- Directed by: Fred Williamson
- Written by: Fred Williamson
- Produced by: Fred Williamson
- Starring: Fred Williamson
- Cinematography: Maurizio Maggi
- Edited by: Amedeo Moriani
- Music by: Ohio Players
- Production company: Po' Boy Productions
- Distributed by: Lone Star Pictures International
- Release date: December 1977;
- Running time: 77 minutes
- Countries: Italy United States
- Language: English

= Mr. Mean (film) =

1977 film by Fred Williamson

Mr. Mean is a 1977 action crime film written and directed by Fred Williamson.

== Plot ==
Mr. Mean is hired by a former Cosa Nostra henchman to kill a mafia leader named Ranati who is embarrassing the mafia by stealing from the impoverished through fake charitable organizations. He then becomes a target himself.

==Cast==
- Fred Williamson as Mr. Mean
- Lou Castel as Huberto
- Raimund Harmstorf as Rommell
- Crippy Yocard as Rene
- Antonio Maimone as Rico
- Rita Silva as Carla
- Pat Brocato as Tony
- David Mills as Lieutenant Rigoli
- Stelio Candelli as Ranati
- Tawfiq Said as Driver
- Angela Doria as Farm Girl
- Richard Oneto as Man
- Satch as Himself
- Charles Borromel as Johnny
- Ohio Players as Themselves
- Angelo Ragusa as Thug (uncredited)
- Franco Ukmar as Thug (uncredited)

==Production==
Fred Williamson produced Mr. Mean while filming The Inglorious Bastards by taking the camera equipment and crew every weekend, without the producers’ knowledge. He wrote the story Monday to Friday and shot on the weekends what he had written that week.

==Release==
Mr. Mean was released theatrically with an "R" rating. It was later released on VHS by Rhino and on Blu-ray by Code Red.

== Soundtrack ==

The Ohio Players appear in the film as themselves and offer to play a song they have written for Fred Williamson's character Mr. Mean. They then play the title song "Mr. Mean" from the eponymous soundtrack album as the opening credits to the film roll. The soundtrack was released in December 1977.

==Reception==
The film review website Pulp International gave the film a negative review, writing of Williamson, "He should have done better, since this was his fifth go-round of nearly twenty in the director's chair. Possibly the studio messed up his final cut. Or, considerably more likely, it was a disaster from the snap." The review concludes that Williamson "just dropped the ball."
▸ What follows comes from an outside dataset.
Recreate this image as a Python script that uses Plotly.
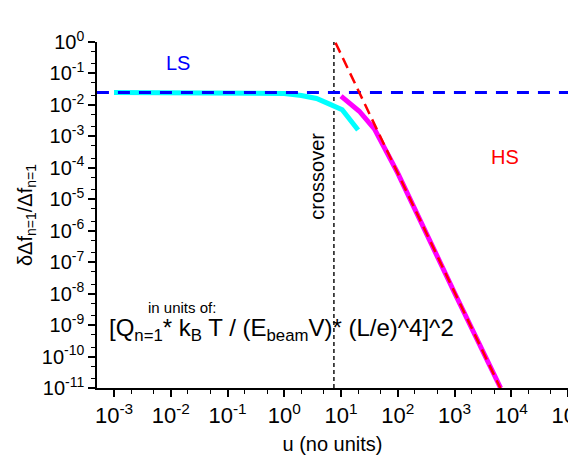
import plotly.graph_objects as go

# ---- data ----
ls_u = [0.0005, 1e5]
ls_y = [0.025, 0.025]

cyan_u = [0.001, 0.01, 0.1, 1, 2, 3.7, 6, 10.5, 20]
cyan_y = [0.025, 0.025, 0.0248, 0.023, 0.02, 0.016, 0.011, 0.007, 0.0016]

mag_u = [10, 21, 39, 100, 1000, 6500]
mag_y = [0.019, 0.0063, 0.0017, 6.8e-5, 1.07e-8, 1e-11]

hs_u = [8, 100, 1000, 6800]
hs_y = [0.95, 6.8e-5, 1.07e-8, 8e-12]

cross_u = [7.5, 7.5]
cross_y = [1e-11, 1]

x_tickvals = [1e-3, 1e-2, 1e-1, 1e0, 1e1, 1e2, 1e3, 1e4, 1e5]
x_exps = ["-3", "-2", "-1", "0", "1", "2", "3", "4", "5"]
y_tickvals = [10.0 ** (-k) for k in range(0, 12)]
y_exps = [str(-k) for k in range(0, 12)]

FONT = "Liberation Sans, Arial, sans-serif"

fig = go.Figure()
fig.add_trace(go.Scatter(x=cross_u, y=cross_y, mode="lines",
                         line=dict(color="black", width=1.4, dash="4px,3px")))
fig.add_trace(go.Scatter(x=cyan_u, y=cyan_y, mode="lines",
                         line=dict(color="#00FFFF", width=5)))
fig.add_trace(go.Scatter(x=ls_u, y=ls_y, mode="lines",
                         line=dict(color="#0000FF", width=3, dash="12px,9px")))
fig.add_trace(go.Scatter(x=mag_u, y=mag_y, mode="lines",
                         line=dict(color="#FF00FF", width=5)))
fig.add_trace(go.Scatter(x=hs_u, y=hs_y, mode="lines",
                         line=dict(color="#FF0000", width=2.5, dash="11px,6px")))

# page body has an 8px default margin; size the figure to fit the window
fig.update_layout(
    width=568, height=448,
    margin=dict(l=89, r=8, t=34, b=68),
    paper_bgcolor="white", plot_bgcolor="white",
    showlegend=False,
    font=dict(family=FONT, color="black", size=20),
    xaxis=dict(type="log", range=[-3.3, 5], showgrid=False, zeroline=False,
               automargin=False, ticklabeloverflow="allow",
               showline=True, linecolor="black", linewidth=1.5,
               ticks="outside", ticklen=7, tickwidth=1.5, tickcolor="black",
               tickvals=x_tickvals,
               ticktext=["10<sup>%s</sup>" % e for e in x_exps],
               tickfont=dict(size=22),
               minor=dict(ticks="outside", ticklen=4, tickwidth=1, tickcolor="black"),
               title=dict(text="u (no units)", font=dict(size=20), standoff=10)),
    yaxis=dict(type="log", range=[-11, 0], showgrid=False, zeroline=False,
               automargin=False, ticklabeloverflow="allow",
               showline=True, linecolor="black", linewidth=1.5,
               ticks="outside", ticklen=7, tickwidth=1.5, tickcolor="black",
               tickvals=y_tickvals,
               ticktext=["10<sup>%s</sup>" % e for e in y_exps],
               tickfont=dict(size=20),
               minor=dict(ticks="outside", ticklen=4, tickwidth=1, tickcolor="black"),
               title=dict(text="δΔf<sub>n=1</sub>/Δf<sub>n=1</sub>", font=dict(size=20), standoff=4)),
)

def ann(x, y, text, size, color="black", **kw):
    fig.add_annotation(xref="paper", yref="paper", x=x, y=y, text=text,
                       xanchor=kw.pop("xanchor", "center"), yanchor="middle",
                       showarrow=False, font=dict(color=color, size=size), **kw)

ann(0.171, 0.938, "LS", 20, "#0000FF")
ann(0.866, 0.669, "HS", 20, "#FF0000")
ann(0.468, 0.612, "crossover", 20, textangle=-90)
ann(0.18, 0.234, "in units of:", 15)
ann(0.022, 0.169, "[Q<sub>n=1</sub>* k<sub>B</sub> T / (E<sub>beam</sub>V)* (L/e)^4]^2", 24,
    xanchor="left")

fig.write_html("out.html")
The film review website spicyonion.com wrote that "Mr. Mean certainly fulfills audience expectations".

Charlie Jane Anders of Gizmodo listed Mr. Mean as one of the reasons "you would think people would have learned not to fuck with Fred Williamson".

Brad Avery of vanyaland.com described Mr. Mean as one of Williamson's "more macho characters".

The Department of Afro American Research, Arts, and Culture added the film's poster to its archive, writing, "dead men tell no tales, but some men are just too mean to die!"